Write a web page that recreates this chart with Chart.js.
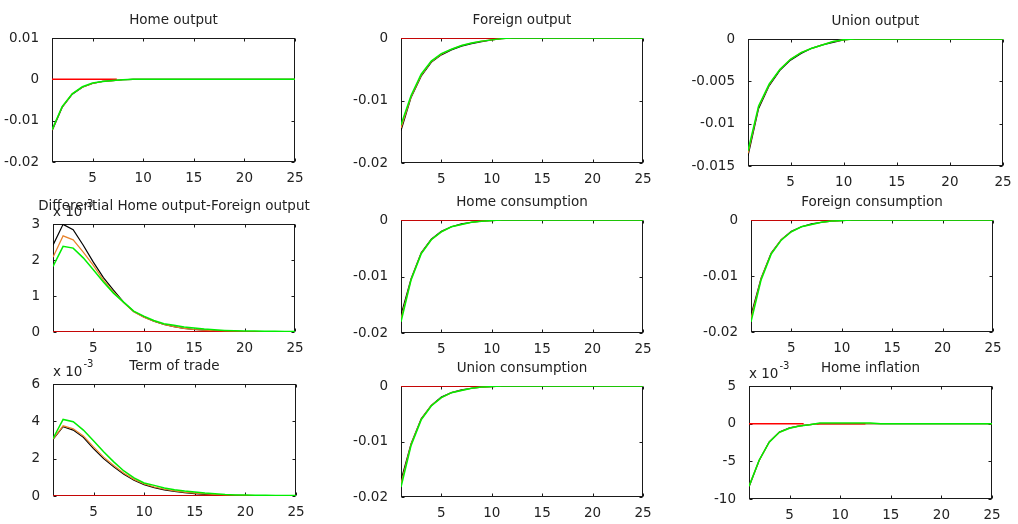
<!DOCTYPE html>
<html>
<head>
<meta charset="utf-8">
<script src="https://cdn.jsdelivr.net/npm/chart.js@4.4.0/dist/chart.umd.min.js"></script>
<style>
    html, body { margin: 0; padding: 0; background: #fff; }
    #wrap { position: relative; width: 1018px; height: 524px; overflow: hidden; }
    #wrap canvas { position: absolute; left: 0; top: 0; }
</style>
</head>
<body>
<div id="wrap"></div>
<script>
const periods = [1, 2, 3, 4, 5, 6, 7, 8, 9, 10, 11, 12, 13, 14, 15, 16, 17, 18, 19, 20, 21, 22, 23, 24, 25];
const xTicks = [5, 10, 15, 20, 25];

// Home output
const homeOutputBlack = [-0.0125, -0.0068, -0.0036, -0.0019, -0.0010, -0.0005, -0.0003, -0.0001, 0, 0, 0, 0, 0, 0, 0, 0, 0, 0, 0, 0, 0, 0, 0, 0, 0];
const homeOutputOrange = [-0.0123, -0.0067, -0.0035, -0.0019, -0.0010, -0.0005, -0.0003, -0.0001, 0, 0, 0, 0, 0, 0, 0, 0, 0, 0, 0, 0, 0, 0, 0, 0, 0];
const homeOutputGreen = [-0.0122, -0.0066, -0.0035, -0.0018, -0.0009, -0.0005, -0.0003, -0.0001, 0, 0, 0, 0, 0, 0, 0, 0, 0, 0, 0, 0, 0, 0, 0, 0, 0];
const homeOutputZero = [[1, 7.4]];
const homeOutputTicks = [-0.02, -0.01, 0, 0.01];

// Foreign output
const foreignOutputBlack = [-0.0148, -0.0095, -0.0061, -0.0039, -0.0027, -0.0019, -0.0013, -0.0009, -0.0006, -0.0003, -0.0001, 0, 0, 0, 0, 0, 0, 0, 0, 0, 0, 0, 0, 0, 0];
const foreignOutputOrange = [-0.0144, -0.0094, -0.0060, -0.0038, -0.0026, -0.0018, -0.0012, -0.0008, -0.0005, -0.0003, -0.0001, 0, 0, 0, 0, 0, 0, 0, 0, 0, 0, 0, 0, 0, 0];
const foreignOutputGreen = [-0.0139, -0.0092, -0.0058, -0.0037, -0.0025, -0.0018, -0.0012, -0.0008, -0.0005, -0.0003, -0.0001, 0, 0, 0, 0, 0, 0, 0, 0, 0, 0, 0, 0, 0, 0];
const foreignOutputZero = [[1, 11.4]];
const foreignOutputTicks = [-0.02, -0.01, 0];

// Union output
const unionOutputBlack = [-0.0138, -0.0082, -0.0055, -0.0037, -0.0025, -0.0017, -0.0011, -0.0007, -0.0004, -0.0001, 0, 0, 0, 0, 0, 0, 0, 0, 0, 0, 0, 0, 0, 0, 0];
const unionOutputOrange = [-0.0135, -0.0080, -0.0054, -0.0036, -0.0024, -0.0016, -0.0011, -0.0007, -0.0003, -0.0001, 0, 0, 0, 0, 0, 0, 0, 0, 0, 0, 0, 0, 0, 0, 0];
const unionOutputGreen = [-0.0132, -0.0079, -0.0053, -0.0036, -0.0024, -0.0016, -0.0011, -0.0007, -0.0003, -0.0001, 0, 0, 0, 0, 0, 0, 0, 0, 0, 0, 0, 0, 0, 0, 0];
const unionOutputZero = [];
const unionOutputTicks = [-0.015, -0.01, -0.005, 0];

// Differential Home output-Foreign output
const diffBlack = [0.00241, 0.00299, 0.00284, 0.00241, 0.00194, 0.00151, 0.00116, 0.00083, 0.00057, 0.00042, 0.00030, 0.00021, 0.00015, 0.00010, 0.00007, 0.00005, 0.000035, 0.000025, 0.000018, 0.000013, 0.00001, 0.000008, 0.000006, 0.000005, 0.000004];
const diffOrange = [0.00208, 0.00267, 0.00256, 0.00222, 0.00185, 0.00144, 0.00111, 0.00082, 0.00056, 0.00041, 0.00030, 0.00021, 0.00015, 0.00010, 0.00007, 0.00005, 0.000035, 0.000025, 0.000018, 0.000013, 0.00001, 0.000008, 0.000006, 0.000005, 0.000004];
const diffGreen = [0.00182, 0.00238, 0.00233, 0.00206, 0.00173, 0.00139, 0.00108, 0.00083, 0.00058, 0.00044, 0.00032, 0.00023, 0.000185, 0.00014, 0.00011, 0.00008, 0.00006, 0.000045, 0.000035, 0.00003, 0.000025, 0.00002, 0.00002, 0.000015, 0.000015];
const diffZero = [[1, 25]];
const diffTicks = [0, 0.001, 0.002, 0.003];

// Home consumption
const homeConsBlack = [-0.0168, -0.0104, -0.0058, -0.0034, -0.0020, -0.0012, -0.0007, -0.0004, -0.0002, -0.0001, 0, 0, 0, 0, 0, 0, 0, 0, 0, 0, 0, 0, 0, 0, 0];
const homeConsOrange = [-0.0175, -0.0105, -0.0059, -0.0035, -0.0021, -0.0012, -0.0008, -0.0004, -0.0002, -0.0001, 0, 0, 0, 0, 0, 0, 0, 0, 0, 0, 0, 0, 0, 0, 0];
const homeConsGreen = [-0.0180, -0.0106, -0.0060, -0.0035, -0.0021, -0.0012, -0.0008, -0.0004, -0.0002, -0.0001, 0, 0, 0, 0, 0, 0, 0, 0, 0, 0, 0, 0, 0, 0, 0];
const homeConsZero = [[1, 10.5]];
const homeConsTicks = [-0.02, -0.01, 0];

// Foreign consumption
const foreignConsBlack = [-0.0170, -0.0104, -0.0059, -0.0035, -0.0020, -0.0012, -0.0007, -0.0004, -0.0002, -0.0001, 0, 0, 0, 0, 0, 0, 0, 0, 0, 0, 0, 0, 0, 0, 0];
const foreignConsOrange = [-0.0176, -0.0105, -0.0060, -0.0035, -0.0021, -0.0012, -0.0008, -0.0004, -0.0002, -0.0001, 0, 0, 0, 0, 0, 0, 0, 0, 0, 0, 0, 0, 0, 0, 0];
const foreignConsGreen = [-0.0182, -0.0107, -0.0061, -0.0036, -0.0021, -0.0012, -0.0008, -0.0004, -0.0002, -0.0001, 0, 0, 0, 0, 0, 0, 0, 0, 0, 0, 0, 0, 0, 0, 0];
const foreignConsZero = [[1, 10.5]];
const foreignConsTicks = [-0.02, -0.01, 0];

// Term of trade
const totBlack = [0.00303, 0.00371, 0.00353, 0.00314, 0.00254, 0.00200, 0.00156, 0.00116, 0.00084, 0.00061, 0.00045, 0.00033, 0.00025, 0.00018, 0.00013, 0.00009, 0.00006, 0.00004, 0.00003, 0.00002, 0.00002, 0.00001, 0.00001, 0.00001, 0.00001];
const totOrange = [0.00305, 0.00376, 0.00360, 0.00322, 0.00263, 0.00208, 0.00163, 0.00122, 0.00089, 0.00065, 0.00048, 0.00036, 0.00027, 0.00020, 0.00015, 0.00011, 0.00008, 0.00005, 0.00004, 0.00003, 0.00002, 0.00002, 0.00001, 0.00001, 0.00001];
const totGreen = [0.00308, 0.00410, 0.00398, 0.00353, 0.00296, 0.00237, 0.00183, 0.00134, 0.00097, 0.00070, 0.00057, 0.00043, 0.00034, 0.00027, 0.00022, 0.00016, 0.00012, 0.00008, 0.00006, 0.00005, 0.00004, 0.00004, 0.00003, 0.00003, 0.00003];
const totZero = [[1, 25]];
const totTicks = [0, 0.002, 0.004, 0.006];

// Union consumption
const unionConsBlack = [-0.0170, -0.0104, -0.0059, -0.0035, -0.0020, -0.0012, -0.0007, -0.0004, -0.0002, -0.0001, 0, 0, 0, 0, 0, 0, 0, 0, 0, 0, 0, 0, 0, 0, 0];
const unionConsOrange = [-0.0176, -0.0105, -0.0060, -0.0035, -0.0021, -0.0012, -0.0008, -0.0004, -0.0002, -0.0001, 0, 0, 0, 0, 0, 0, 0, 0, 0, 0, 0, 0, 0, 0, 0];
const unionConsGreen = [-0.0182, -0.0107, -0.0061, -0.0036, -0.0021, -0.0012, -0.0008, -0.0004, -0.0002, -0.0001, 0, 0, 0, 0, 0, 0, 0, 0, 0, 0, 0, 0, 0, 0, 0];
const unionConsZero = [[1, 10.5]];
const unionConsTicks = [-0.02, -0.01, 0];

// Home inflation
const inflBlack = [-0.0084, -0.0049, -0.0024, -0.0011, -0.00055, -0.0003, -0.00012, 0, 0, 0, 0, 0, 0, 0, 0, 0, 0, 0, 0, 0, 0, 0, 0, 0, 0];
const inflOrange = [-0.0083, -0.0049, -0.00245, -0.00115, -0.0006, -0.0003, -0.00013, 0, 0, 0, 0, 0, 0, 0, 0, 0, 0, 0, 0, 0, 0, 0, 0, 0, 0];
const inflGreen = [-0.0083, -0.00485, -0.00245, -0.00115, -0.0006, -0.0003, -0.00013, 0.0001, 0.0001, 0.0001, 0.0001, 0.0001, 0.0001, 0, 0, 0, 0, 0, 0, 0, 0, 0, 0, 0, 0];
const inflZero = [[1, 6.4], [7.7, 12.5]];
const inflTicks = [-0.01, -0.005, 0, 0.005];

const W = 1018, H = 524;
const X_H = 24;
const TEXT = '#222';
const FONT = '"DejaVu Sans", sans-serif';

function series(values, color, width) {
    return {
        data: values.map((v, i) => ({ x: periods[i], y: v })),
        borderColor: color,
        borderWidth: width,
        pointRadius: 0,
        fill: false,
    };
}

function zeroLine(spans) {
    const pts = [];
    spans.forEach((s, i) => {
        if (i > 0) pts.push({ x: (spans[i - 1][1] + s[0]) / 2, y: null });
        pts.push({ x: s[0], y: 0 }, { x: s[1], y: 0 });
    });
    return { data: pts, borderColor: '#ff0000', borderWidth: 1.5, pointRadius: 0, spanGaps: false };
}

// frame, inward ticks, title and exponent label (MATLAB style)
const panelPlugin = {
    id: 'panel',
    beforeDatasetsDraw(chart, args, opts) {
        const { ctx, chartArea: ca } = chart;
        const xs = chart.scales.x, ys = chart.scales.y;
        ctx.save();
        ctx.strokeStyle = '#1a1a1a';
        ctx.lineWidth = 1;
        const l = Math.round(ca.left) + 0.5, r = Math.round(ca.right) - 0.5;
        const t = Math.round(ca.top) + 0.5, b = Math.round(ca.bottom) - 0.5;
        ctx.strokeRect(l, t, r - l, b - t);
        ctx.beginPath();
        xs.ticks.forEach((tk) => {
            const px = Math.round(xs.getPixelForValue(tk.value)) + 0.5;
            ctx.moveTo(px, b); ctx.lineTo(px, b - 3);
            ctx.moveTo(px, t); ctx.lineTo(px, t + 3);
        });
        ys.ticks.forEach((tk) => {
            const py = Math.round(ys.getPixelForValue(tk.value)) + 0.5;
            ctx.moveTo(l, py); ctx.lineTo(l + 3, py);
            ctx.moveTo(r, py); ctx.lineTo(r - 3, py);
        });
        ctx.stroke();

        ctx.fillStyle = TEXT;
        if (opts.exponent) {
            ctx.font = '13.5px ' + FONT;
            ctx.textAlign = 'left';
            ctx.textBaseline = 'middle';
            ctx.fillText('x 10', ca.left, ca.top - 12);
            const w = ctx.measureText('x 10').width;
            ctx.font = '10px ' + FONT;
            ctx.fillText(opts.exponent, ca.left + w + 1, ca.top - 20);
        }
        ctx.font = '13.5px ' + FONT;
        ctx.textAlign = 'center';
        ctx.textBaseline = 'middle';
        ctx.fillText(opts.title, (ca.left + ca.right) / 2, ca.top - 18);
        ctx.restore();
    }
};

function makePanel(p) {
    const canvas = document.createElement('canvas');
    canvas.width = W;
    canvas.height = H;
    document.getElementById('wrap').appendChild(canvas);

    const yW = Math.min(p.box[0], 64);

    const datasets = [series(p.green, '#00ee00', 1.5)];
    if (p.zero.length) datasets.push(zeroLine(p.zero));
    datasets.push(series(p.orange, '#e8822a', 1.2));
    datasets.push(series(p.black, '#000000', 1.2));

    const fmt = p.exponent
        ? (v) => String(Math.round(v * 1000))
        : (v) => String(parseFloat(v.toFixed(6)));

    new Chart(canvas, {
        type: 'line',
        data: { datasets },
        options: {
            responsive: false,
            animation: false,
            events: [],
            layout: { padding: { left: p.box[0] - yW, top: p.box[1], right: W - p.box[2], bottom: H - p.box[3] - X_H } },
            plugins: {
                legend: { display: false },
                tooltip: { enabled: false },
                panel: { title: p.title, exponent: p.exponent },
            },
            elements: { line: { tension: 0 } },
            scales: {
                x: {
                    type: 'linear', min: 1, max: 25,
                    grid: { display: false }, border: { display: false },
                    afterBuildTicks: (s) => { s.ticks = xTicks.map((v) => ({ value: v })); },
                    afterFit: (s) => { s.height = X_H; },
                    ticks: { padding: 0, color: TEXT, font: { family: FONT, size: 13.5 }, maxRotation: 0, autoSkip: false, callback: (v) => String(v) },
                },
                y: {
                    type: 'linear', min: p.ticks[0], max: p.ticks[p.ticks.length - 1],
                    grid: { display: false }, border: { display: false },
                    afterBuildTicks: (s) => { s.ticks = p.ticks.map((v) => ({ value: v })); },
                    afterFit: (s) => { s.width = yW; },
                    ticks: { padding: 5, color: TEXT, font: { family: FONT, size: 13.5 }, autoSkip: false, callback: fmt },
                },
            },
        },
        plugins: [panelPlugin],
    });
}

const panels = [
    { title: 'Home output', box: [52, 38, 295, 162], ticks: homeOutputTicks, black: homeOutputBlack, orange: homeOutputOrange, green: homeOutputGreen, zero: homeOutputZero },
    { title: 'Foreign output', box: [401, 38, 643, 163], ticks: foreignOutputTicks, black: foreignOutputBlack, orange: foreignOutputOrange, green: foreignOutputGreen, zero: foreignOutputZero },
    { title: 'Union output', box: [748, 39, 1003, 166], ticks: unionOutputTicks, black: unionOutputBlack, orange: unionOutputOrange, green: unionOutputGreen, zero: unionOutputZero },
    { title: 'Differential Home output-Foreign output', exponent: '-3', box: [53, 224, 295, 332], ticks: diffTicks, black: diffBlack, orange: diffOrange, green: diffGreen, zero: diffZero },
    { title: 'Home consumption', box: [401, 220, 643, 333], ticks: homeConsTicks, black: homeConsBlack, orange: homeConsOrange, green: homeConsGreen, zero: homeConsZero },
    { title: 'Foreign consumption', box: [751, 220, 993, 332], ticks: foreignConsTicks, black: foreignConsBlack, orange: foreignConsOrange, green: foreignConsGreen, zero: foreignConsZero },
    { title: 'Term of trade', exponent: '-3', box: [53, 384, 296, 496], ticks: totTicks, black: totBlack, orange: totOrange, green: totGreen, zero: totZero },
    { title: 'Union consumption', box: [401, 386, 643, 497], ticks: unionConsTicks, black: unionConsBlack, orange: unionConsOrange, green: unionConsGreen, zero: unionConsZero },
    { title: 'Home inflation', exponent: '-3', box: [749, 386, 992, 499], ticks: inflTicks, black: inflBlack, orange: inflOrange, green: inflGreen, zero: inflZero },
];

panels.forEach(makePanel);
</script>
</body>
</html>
★ ★ ★ ★ ★ ★ ★
Reproduce the material above from its first line through the line containing "const foreignOutputTicks = [-0.02, -0.01, 0];", both ends included, and skip every picture.

__Result for this exercise__.
Write a web page that recreates this chart with Chart.js.
<!DOCTYPE html>
<html>
<head>
<meta charset="utf-8">
<script src="https://cdn.jsdelivr.net/npm/chart.js@4.4.0/dist/chart.umd.min.js"></script>
<style>
    html, body { margin: 0; padding: 0; background: #fff; }
    #wrap { position: relative; width: 1018px; height: 524px; overflow: hidden; }
    #wrap canvas { position: absolute; left: 0; top: 0; }
</style>
</head>
<body>
<div id="wrap"></div>
<script>
const periods = [1, 2, 3, 4, 5, 6, 7, 8, 9, 10, 11, 12, 13, 14, 15, 16, 17, 18, 19, 20, 21, 22, 23, 24, 25];
const xTicks = [5, 10, 15, 20, 25];

// Home output
const homeOutputBlack = [-0.0125, -0.0068, -0.0036, -0.0019, -0.0010, -0.0005, -0.0003, -0.0001, 0, 0, 0, 0, 0, 0, 0, 0, 0, 0, 0, 0, 0, 0, 0, 0, 0];
const homeOutputOrange = [-0.0123, -0.0067, -0.0035, -0.0019, -0.0010, -0.0005, -0.0003, -0.0001, 0, 0, 0, 0, 0, 0, 0, 0, 0, 0, 0, 0, 0, 0, 0, 0, 0];
const homeOutputGreen = [-0.0122, -0.0066, -0.0035, -0.0018, -0.0009, -0.0005, -0.0003, -0.0001, 0, 0, 0, 0, 0, 0, 0, 0, 0, 0, 0, 0, 0, 0, 0, 0, 0];
const homeOutputZero = [[1, 7.4]];
const homeOutputTicks = [-0.02, -0.01, 0, 0.01];

// Foreign output
const foreignOutputBlack = [-0.0148, -0.0095, -0.0061, -0.0039, -0.0027, -0.0019, -0.0013, -0.0009, -0.0006, -0.0003, -0.0001, 0, 0, 0, 0, 0, 0, 0, 0, 0, 0, 0, 0, 0, 0];
const foreignOutputOrange = [-0.0144, -0.0094, -0.0060, -0.0038, -0.0026, -0.0018, -0.0012, -0.0008, -0.0005, -0.0003, -0.0001, 0, 0, 0, 0, 0, 0, 0, 0, 0, 0, 0, 0, 0, 0];
const foreignOutputGreen = [-0.0139, -0.0092, -0.0058, -0.0037, -0.0025, -0.0018, -0.0012, -0.0008, -0.0005, -0.0003, -0.0001, 0, 0, 0, 0, 0, 0, 0, 0, 0, 0, 0, 0, 0, 0];
const foreignOutputZero = [[1, 11.4]];
const foreignOutputTicks = [-0.02, -0.01, 0];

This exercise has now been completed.